# Data shown
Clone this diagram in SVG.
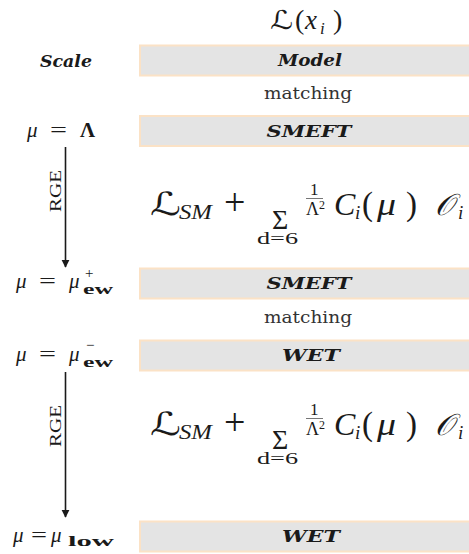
<svg xmlns="http://www.w3.org/2000/svg" width="469" height="554" viewBox="0 0 469 554">
<defs>
<style>
.box{fill:#e4e4e4;stroke:#fbe2c6;stroke-width:2}
.hd{font-family:"DejaVu Serif","Liberation Serif",serif;font-weight:bold;font-style:italic;font-size:17px;fill:#1a1a1a;text-anchor:middle}
.rm{font-family:"DejaVu Serif","Liberation Serif",serif;font-size:16px;fill:#333;text-anchor:middle}
.m{font-family:"Liberation Serif","DejaVu Serif",serif;fill:#1a1a1a}
.it{font-style:italic}
.bf{font-weight:bold}
.sc{font-family:"DejaVu Sans","DejaVu Serif",serif}
.ar{stroke:#1a1a1a;stroke-width:1.6;fill:none}
</style>
<marker id="ah" viewBox="0 0 10 10" refX="9" refY="5" markerWidth="5" markerHeight="6" markerUnits="strokeWidth" orient="auto">
<path d="M0,0 L10,5 L0,10 z" fill="#1a1a1a"/>
</marker>
</defs>

<g id="title">
<text class="m sc" x="270" y="29" font-size="26" textLength="23" lengthAdjust="spacingAndGlyphs">ℒ</text>
<text class="m" x="295" y="29" font-size="28">(</text>
<text class="m it" x="305" y="29" font-size="27">x</text>
<text class="m it" x="320" y="34" font-size="17">i</text>
<text class="m" x="333" y="29" font-size="28">)</text>
</g>

<g id="scale-header">
<text class="hd" x="66" y="67" textLength="52" lengthAdjust="spacingAndGlyphs">Scale</text>
</g>

<g id="model">
<rect class="box" x="140" y="45.5" width="340" height="30"/>
<text class="hd" x="310" y="66" textLength="64" lengthAdjust="spacingAndGlyphs">Model</text>
</g>

<g id="matching1">
<text class="rm" x="308" y="99" textLength="88" lengthAdjust="spacingAndGlyphs">matching</text>
</g>

<g id="smeft1">
<rect class="box" x="140" y="116" width="340" height="30"/>
<text class="hd" x="309" y="137" textLength="85" lengthAdjust="spacingAndGlyphs">SMEFT</text>
</g>

<g id="smeft2">
<rect class="box" x="140" y="268.5" width="340" height="30"/>
<text class="hd" x="309" y="289" textLength="85" lengthAdjust="spacingAndGlyphs">SMEFT</text>
</g>

<g id="matching2">
<text class="rm" x="308" y="323" textLength="88" lengthAdjust="spacingAndGlyphs">matching</text>
</g>

<g id="wet1">
<rect class="box" x="140" y="340.5" width="340" height="30"/>
<text class="hd" x="311" y="361" textLength="58" lengthAdjust="spacingAndGlyphs">WET</text>
</g>

<g id="wet2">
<rect class="box" x="140" y="521.5" width="340" height="30"/>
<text class="hd" x="311" y="542" textLength="58" lengthAdjust="spacingAndGlyphs">WET</text>
</g>

<g id="scale-lambda">
<text class="m it" x="27" y="137" font-size="21">μ</text>
<text class="m" x="50" y="137" font-size="22" textLength="17" lengthAdjust="spacingAndGlyphs">=</text>
<text class="m bf" x="80" y="137" font-size="21">Λ</text>
</g>

<g id="scale-ew-plus">
<text class="m it" x="16" y="288" font-size="21">μ</text>
<text class="m" x="39" y="288" font-size="22" textLength="17" lengthAdjust="spacingAndGlyphs">=</text>
<text class="m it" x="69" y="288" font-size="21">μ</text>
<text class="m bf" x="83" y="294" font-size="15" textLength="30" lengthAdjust="spacingAndGlyphs">ew</text>
<text class="m" x="85" y="278" font-size="15">+</text>
</g>

<g id="scale-ew-minus">
<text class="m it" x="16" y="361" font-size="21">μ</text>
<text class="m" x="39" y="361" font-size="22" textLength="17" lengthAdjust="spacingAndGlyphs">=</text>
<text class="m it" x="69" y="361" font-size="21">μ</text>
<text class="m bf" x="83" y="367" font-size="15" textLength="30" lengthAdjust="spacingAndGlyphs">ew</text>
<text class="m" x="86" y="350" font-size="15">−</text>
</g>

<g id="scale-low">
<text class="m it" x="13" y="542" font-size="21">μ</text>
<text class="m" x="31" y="542" font-size="22" textLength="16" lengthAdjust="spacingAndGlyphs">=</text>
<text class="m it" x="51" y="542" font-size="21">μ</text>
<text class="m bf" x="68" y="546" font-size="15" textLength="46" lengthAdjust="spacingAndGlyphs">low</text>
</g>

<g id="lagrangian1">
<text class="m sc" x="150" y="215" font-size="32" textLength="31" lengthAdjust="spacingAndGlyphs">ℒ</text>
<text class="m it" x="179" y="219" font-size="20" textLength="33" lengthAdjust="spacingAndGlyphs">SM</text>
<text class="m" x="224" y="215" font-size="38">+</text>
<text class="m" x="272" y="229" font-size="28">Σ</text>
<text class="m" x="257" y="244" font-size="16" textLength="41" lengthAdjust="spacingAndGlyphs">d=6</text>
<text class="m" x="310" y="195" font-size="17">1</text>
<line x1="306" y1="198.5" x2="323" y2="198.5" stroke="#1a1a1a" stroke-width="0.6"/>
<text class="m" x="306" y="215" font-size="18">Λ</text>
<text class="m" x="319" y="209" font-size="12">2</text>
<text class="m it" x="334" y="215" font-size="32">C</text>
<text class="m it" x="355" y="219" font-size="19">i</text>
<text class="m" x="362" y="215" font-size="33">(</text>
<text class="m it" x="377" y="215" font-size="31" textLength="19" lengthAdjust="spacingAndGlyphs">μ</text>
<text class="m" x="406" y="215" font-size="33">)</text>
<text class="m sc it" x="435" y="215" font-size="30">𝒪</text>
<text class="m it" x="458" y="219" font-size="19">i</text>
</g>

<g id="lagrangian2">
<text class="m sc" x="150" y="435" font-size="32" textLength="31" lengthAdjust="spacingAndGlyphs">ℒ</text>
<text class="m it" x="179" y="439" font-size="20" textLength="33" lengthAdjust="spacingAndGlyphs">SM</text>
<text class="m" x="224" y="435" font-size="38">+</text>
<text class="m" x="272" y="449" font-size="28">Σ</text>
<text class="m" x="257" y="464" font-size="16" textLength="41" lengthAdjust="spacingAndGlyphs">d=6</text>
<text class="m" x="310" y="415" font-size="17">1</text>
<line x1="306" y1="418.5" x2="323" y2="418.5" stroke="#1a1a1a" stroke-width="0.6"/>
<text class="m" x="306" y="435" font-size="18">Λ</text>
<text class="m" x="319" y="429" font-size="12">2</text>
<text class="m it" x="334" y="435" font-size="32">C</text>
<text class="m it" x="355" y="439" font-size="19">i</text>
<text class="m" x="362" y="435" font-size="33">(</text>
<text class="m it" x="377" y="435" font-size="31" textLength="19" lengthAdjust="spacingAndGlyphs">μ</text>
<text class="m" x="406" y="435" font-size="33">)</text>
<text class="m sc it" x="435" y="435" font-size="30">𝒪</text>
<text class="m it" x="458" y="439" font-size="19">i</text>
</g>

<g id="connectors">
<line class="ar" x1="65.5" y1="147" x2="65.5" y2="267" marker-end="url(#ah)"/>
<line class="ar" x1="65.5" y1="372" x2="65.5" y2="517" marker-end="url(#ah)"/>
<text class="m" transform="translate(61,191) rotate(-90)" font-size="17" text-anchor="middle" textLength="42" lengthAdjust="spacingAndGlyphs">RGE</text>
<text class="m" transform="translate(61,426) rotate(-90)" font-size="17" text-anchor="middle" textLength="42" lengthAdjust="spacingAndGlyphs">RGE</text>
</g>
</svg>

# Task brief
Give the material again exactly as it is, but keep the pictures out.

# Result of the exercise
Clone this diagram in SVG.
<svg xmlns="http://www.w3.org/2000/svg" width="469" height="554" viewBox="0 0 469 554">
<defs>
<style>
.box{fill:#e4e4e4;stroke:#fbe2c6;stroke-width:2}
.hd{font-family:"DejaVu Serif","Liberation Serif",serif;font-weight:bold;font-style:italic;font-size:17px;fill:#1a1a1a;text-anchor:middle}
.rm{font-family:"DejaVu Serif","Liberation Serif",serif;font-size:16px;fill:#333;text-anchor:middle}
.m{font-family:"Liberation Serif","DejaVu Serif",serif;fill:#1a1a1a}
.it{font-style:italic}
.bf{font-weight:bold}
.sc{font-family:"DejaVu Sans","DejaVu Serif",serif}
.ar{stroke:#1a1a1a;stroke-width:1.6;fill:none}
</style>
<marker id="ah" viewBox="0 0 10 10" refX="9" refY="5" markerWidth="5" markerHeight="6" markerUnits="strokeWidth" orient="auto">
<path d="M0,0 L10,5 L0,10 z" fill="#1a1a1a"/>
</marker>
</defs>

<g id="title">
<text class="m sc" x="270" y="29" font-size="26" textLength="23" lengthAdjust="spacingAndGlyphs">ℒ</text>
<text class="m" x="295" y="29" font-size="28">(</text>
<text class="m it" x="305" y="29" font-size="27">x</text>
<text class="m it" x="320" y="34" font-size="17">i</text>
<text class="m" x="333" y="29" font-size="28">)</text>
</g>

<g id="scale-header">
<text class="hd" x="66" y="67" textLength="52" lengthAdjust="spacingAndGlyphs">Scale</text>
</g>

<g id="model">
<rect class="box" x="140" y="45.5" width="340" height="30"/>
<text class="hd" x="310" y="66" textLength="64" lengthAdjust="spacingAndGlyphs">Model</text>
</g>

<g id="matching1">
<text class="rm" x="308" y="99" textLength="88" lengthAdjust="spacingAndGlyphs">matching</text>
</g>

<g id="smeft1">
<rect class="box" x="140" y="116" width="340" height="30"/>
<text class="hd" x="309" y="137" textLength="85" lengthAdjust="spacingAndGlyphs">SMEFT</text>
</g>

<g id="smeft2">
<rect class="box" x="140" y="268.5" width="340" height="30"/>
<text class="hd" x="309" y="289" textLength="85" lengthAdjust="spacingAndGlyphs">SMEFT</text>
</g>

<g id="matching2">
<text class="rm" x="308" y="323" textLength="88" lengthAdjust="spacingAndGlyphs">matching</text>
</g>

<g id="wet1">
<rect class="box" x="140" y="340.5" width="340" height="30"/>
<text class="hd" x="311" y="361" textLength="58" lengthAdjust="spacingAndGlyphs">WET</text>
</g>

<g id="wet2">
<rect class="box" x="140" y="521.5" width="340" height="30"/>
<text class="hd" x="311" y="542" textLength="58" lengthAdjust="spacingAndGlyphs">WET</text>
</g>

<g id="scale-lambda">
<text class="m it" x="27" y="137" font-size="21">μ</text>
<text class="m" x="50" y="137" font-size="22" textLength="17" lengthAdjust="spacingAndGlyphs">=</text>
<text class="m bf" x="80" y="137" font-size="21">Λ</text>
</g>

<g id="scale-ew-plus">
<text class="m it" x="16" y="288" font-size="21">μ</text>
<text class="m" x="39" y="288" font-size="22" textLength="17" lengthAdjust="spacingAndGlyphs">=</text>
<text class="m it" x="69" y="288" font-size="21">μ</text>
<text class="m bf" x="83" y="294" font-size="15" textLength="30" lengthAdjust="spacingAndGlyphs">ew</text>
<text class="m" x="85" y="278" font-size="15">+</text>
</g>

<g id="scale-ew-minus">
<text class="m it" x="16" y="361" font-size="21">μ</text>
<text class="m" x="39" y="361" font-size="22" textLength="17" lengthAdjust="spacingAndGlyphs">=</text>
<text class="m it" x="69" y="361" font-size="21">μ</text>
<text class="m bf" x="83" y="367" font-size="15" textLength="30" lengthAdjust="spacingAndGlyphs">ew</text>
<text class="m" x="86" y="350" font-size="15">−</text>
</g>

<g id="scale-low">
<text class="m it" x="13" y="542" font-size="21">μ</text>
<text class="m" x="31" y="542" font-size="22" textLength="16" lengthAdjust="spacingAndGlyphs">=</text>
<text class="m it" x="51" y="542" font-size="21">μ</text>
<text class="m bf" x="68" y="546" font-size="15" textLength="46" lengthAdjust="spacingAndGlyphs">low</text>
</g>

<g id="lagrangian1">
<text class="m sc" x="150" y="215" font-size="32" textLength="31" lengthAdjust="spacingAndGlyphs">ℒ</text>
<text class="m it" x="179" y="219" font-size="20" textLength="33" lengthAdjust="spacingAndGlyphs">SM</text>
<text class="m" x="224" y="215" font-size="38">+</text>
<text class="m" x="272" y="229" font-size="28">Σ</text>
<text class="m" x="257" y="244" font-size="16" textLength="41" lengthAdjust="spacingAndGlyphs">d=6</text>
<text class="m" x="310" y="195" font-size="17">1</text>
<line x1="306" y1="198.5" x2="323" y2="198.5" stroke="#1a1a1a" stroke-width="0.6"/>
<text class="m" x="306" y="215" font-size="18">Λ</text>
<text class="m" x="319" y="209" font-size="12">2</text>
<text class="m it" x="334" y="215" font-size="32">C</text>
<text class="m it" x="355" y="219" font-size="19">i</text>
<text class="m" x="362" y="215" font-size="33">(</text>
<text class="m it" x="377" y="215" font-size="31" textLength="19" lengthAdjust="spacingAndGlyphs">μ</text>
<text class="m" x="406" y="215" font-size="33">)</text>
<text class="m sc it" x="435" y="215" font-size="30">𝒪</text>
<text class="m it" x="458" y="219" font-size="19">i</text>
</g>

<g id="lagrangian2">
<text class="m sc" x="150" y="435" font-size="32" textLength="31" lengthAdjust="spacingAndGlyphs">ℒ</text>
<text class="m it" x="179" y="439" font-size="20" textLength="33" lengthAdjust="spacingAndGlyphs">SM</text>
<text class="m" x="224" y="435" font-size="38">+</text>
<text class="m" x="272" y="449" font-size="28">Σ</text>
<text class="m" x="257" y="464" font-size="16" textLength="41" lengthAdjust="spacingAndGlyphs">d=6</text>
<text class="m" x="310" y="415" font-size="17">1</text>
<line x1="306" y1="418.5" x2="323" y2="418.5" stroke="#1a1a1a" stroke-width="0.6"/>
<text class="m" x="306" y="435" font-size="18">Λ</text>
<text class="m" x="319" y="429" font-size="12">2</text>
<text class="m it" x="334" y="435" font-size="32">C</text>
<text class="m it" x="355" y="439" font-size="19">i</text>
<text class="m" x="362" y="435" font-size="33">(</text>
<text class="m it" x="377" y="435" font-size="31" textLength="19" lengthAdjust="spacingAndGlyphs">μ</text>
<text class="m" x="406" y="435" font-size="33">)</text>
<text class="m sc it" x="435" y="435" font-size="30">𝒪</text>
<text class="m it" x="458" y="439" font-size="19">i</text>
</g>

<g id="connectors">
<line class="ar" x1="65.5" y1="147" x2="65.5" y2="267" marker-end="url(#ah)"/>
<line class="ar" x1="65.5" y1="372" x2="65.5" y2="517" marker-end="url(#ah)"/>
<text class="m" transform="translate(61,191) rotate(-90)" font-size="17" text-anchor="middle" textLength="42" lengthAdjust="spacingAndGlyphs">RGE</text>
<text class="m" transform="translate(61,426) rotate(-90)" font-size="17" text-anchor="middle" textLength="42" lengthAdjust="spacingAndGlyphs">RGE</text>
</g>
</svg>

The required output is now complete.